* _STATED EXERCISE_: Each line below should be quoted exactly, please.
+++++
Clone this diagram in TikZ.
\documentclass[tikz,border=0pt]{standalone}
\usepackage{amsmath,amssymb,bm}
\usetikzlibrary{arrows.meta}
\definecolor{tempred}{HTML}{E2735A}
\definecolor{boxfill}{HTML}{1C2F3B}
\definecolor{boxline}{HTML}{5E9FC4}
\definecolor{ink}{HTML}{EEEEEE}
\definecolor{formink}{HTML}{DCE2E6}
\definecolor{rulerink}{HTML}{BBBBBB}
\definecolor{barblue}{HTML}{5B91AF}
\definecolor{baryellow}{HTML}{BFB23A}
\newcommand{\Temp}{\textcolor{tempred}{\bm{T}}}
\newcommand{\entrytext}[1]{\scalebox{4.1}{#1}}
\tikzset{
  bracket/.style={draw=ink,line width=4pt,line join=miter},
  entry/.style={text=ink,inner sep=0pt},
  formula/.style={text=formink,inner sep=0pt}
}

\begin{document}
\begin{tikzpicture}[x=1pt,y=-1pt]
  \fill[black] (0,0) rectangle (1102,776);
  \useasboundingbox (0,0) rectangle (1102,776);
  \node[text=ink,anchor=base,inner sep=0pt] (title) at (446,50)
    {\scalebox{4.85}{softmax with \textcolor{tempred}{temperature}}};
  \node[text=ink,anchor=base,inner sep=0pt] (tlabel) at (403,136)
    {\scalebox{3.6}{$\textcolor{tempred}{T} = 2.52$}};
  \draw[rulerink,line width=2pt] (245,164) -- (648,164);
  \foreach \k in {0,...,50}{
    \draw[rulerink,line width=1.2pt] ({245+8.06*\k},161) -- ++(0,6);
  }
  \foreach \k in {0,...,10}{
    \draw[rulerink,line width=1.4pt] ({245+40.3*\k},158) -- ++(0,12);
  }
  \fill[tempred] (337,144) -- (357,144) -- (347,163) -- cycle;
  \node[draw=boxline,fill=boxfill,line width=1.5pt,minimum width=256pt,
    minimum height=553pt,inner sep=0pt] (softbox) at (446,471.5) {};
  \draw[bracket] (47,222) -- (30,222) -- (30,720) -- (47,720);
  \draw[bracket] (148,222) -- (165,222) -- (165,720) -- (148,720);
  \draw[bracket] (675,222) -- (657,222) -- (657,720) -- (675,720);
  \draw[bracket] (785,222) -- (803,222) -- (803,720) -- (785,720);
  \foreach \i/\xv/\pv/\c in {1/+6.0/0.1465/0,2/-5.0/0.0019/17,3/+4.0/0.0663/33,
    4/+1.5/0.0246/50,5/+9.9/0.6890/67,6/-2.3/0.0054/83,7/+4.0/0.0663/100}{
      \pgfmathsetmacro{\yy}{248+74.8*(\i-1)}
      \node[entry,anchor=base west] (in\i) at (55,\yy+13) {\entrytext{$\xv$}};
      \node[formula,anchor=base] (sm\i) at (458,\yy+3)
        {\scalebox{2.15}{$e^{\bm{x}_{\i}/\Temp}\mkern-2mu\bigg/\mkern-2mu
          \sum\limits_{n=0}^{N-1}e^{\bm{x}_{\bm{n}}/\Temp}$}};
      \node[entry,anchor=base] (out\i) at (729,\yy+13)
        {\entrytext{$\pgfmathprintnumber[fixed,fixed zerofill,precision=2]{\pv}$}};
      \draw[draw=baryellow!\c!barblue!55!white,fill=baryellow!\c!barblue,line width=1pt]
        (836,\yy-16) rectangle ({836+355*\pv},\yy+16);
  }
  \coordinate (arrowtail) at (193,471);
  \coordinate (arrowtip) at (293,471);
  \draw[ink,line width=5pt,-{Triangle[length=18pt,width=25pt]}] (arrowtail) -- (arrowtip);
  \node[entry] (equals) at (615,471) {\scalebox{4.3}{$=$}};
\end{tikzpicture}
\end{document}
+++++
* _FULL RESPONSE_:
Clone this diagram in TikZ.
\documentclass[tikz,border=0pt]{standalone}
\usepackage{amsmath,amssymb,bm}
\usetikzlibrary{arrows.meta}
\definecolor{tempred}{HTML}{E2735A}
\definecolor{boxfill}{HTML}{1C2F3B}
\definecolor{boxline}{HTML}{5E9FC4}
\definecolor{ink}{HTML}{EEEEEE}
\definecolor{formink}{HTML}{DCE2E6}
\definecolor{rulerink}{HTML}{BBBBBB}
\definecolor{barblue}{HTML}{5B91AF}
\definecolor{baryellow}{HTML}{BFB23A}
\newcommand{\Temp}{\textcolor{tempred}{\bm{T}}}
\newcommand{\entrytext}[1]{\scalebox{4.1}{#1}}
\tikzset{
  bracket/.style={draw=ink,line width=4pt,line join=miter},
  entry/.style={text=ink,inner sep=0pt},
  formula/.style={text=formink,inner sep=0pt}
}

\begin{document}
\begin{tikzpicture}[x=1pt,y=-1pt]
  \fill[black] (0,0) rectangle (1102,776);
  \useasboundingbox (0,0) rectangle (1102,776);
  \node[text=ink,anchor=base,inner sep=0pt] (title) at (446,50)
    {\scalebox{4.85}{softmax with \textcolor{tempred}{temperature}}};
  \node[text=ink,anchor=base,inner sep=0pt] (tlabel) at (403,136)
    {\scalebox{3.6}{$\textcolor{tempred}{T} = 2.52$}};
  \draw[rulerink,line width=2pt] (245,164) -- (648,164);
  \foreach \k in {0,...,50}{
    \draw[rulerink,line width=1.2pt] ({245+8.06*\k},161) -- ++(0,6);
  }
  \foreach \k in {0,...,10}{
    \draw[rulerink,line width=1.4pt] ({245+40.3*\k},158) -- ++(0,12);
  }
  \fill[tempred] (337,144) -- (357,144) -- (347,163) -- cycle;
  \node[draw=boxline,fill=boxfill,line width=1.5pt,minimum width=256pt,
    minimum height=553pt,inner sep=0pt] (softbox) at (446,471.5) {};
  \draw[bracket] (47,222) -- (30,222) -- (30,720) -- (47,720);
  \draw[bracket] (148,222) -- (165,222) -- (165,720) -- (148,720);
  \draw[bracket] (675,222) -- (657,222) -- (657,720) -- (675,720);
  \draw[bracket] (785,222) -- (803,222) -- (803,720) -- (785,720);
  \foreach \i/\xv/\pv/\c in {1/+6.0/0.1465/0,2/-5.0/0.0019/17,3/+4.0/0.0663/33,
    4/+1.5/0.0246/50,5/+9.9/0.6890/67,6/-2.3/0.0054/83,7/+4.0/0.0663/100}{
      \pgfmathsetmacro{\yy}{248+74.8*(\i-1)}
      \node[entry,anchor=base west] (in\i) at (55,\yy+13) {\entrytext{$\xv$}};
      \node[formula,anchor=base] (sm\i) at (458,\yy+3)
        {\scalebox{2.15}{$e^{\bm{x}_{\i}/\Temp}\mkern-2mu\bigg/\mkern-2mu
          \sum\limits_{n=0}^{N-1}e^{\bm{x}_{\bm{n}}/\Temp}$}};
      \node[entry,anchor=base] (out\i) at (729,\yy+13)
        {\entrytext{$\pgfmathprintnumber[fixed,fixed zerofill,precision=2]{\pv}$}};
      \draw[draw=baryellow!\c!barblue!55!white,fill=baryellow!\c!barblue,line width=1pt]
        (836,\yy-16) rectangle ({836+355*\pv},\yy+16);
  }
  \coordinate (arrowtail) at (193,471);
  \coordinate (arrowtip) at (293,471);
  \draw[ink,line width=5pt,-{Triangle[length=18pt,width=25pt]}] (arrowtail) -- (arrowtip);
  \node[entry] (equals) at (615,471) {\scalebox{4.3}{$=$}};
\end{tikzpicture}
\end{document}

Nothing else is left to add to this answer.